=== Set task ===
Exactly the lines from the start of the data through the line containing "import numpy as np" should be output, with both ends kept and nothing added.

====== Material ======

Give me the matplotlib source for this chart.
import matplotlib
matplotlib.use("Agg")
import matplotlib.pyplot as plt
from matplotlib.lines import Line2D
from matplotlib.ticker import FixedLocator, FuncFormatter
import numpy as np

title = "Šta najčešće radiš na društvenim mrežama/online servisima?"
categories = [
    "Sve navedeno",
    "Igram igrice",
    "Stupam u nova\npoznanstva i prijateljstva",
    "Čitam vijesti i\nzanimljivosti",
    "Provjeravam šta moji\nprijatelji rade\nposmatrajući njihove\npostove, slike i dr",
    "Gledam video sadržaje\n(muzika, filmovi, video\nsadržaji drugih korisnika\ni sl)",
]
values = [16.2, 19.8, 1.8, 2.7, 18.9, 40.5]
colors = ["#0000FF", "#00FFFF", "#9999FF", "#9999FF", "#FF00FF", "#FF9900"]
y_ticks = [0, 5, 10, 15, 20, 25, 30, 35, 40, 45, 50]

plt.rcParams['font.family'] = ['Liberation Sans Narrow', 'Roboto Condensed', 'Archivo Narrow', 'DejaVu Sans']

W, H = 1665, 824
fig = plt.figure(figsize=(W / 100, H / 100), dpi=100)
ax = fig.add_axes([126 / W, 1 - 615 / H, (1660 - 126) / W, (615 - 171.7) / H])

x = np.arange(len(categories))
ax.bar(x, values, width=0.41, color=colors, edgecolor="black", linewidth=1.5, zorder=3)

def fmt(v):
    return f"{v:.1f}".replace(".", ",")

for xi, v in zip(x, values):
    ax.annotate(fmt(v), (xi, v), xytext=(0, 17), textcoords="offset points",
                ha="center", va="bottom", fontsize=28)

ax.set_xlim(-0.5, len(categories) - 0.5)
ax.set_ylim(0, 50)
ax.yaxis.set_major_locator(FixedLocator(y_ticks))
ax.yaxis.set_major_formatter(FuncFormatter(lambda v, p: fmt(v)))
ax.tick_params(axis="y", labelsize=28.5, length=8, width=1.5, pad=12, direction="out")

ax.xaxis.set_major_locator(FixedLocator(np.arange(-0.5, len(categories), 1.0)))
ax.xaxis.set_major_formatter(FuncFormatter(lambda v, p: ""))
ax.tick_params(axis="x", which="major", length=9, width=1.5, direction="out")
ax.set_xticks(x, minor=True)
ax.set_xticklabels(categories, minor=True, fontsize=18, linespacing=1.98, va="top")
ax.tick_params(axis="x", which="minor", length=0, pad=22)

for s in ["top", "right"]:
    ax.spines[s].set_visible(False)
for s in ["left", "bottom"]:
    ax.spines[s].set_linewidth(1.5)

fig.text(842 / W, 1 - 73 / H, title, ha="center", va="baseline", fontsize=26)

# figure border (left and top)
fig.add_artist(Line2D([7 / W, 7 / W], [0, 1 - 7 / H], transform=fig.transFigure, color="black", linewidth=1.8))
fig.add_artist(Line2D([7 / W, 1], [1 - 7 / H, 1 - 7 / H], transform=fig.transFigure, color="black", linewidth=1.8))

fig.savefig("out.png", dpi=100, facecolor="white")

======

=== Task response ===
Give me the matplotlib source for this chart.
import matplotlib
matplotlib.use("Agg")
import matplotlib.pyplot as plt
from matplotlib.lines import Line2D
from matplotlib.ticker import FixedLocator, FuncFormatter
import numpy as np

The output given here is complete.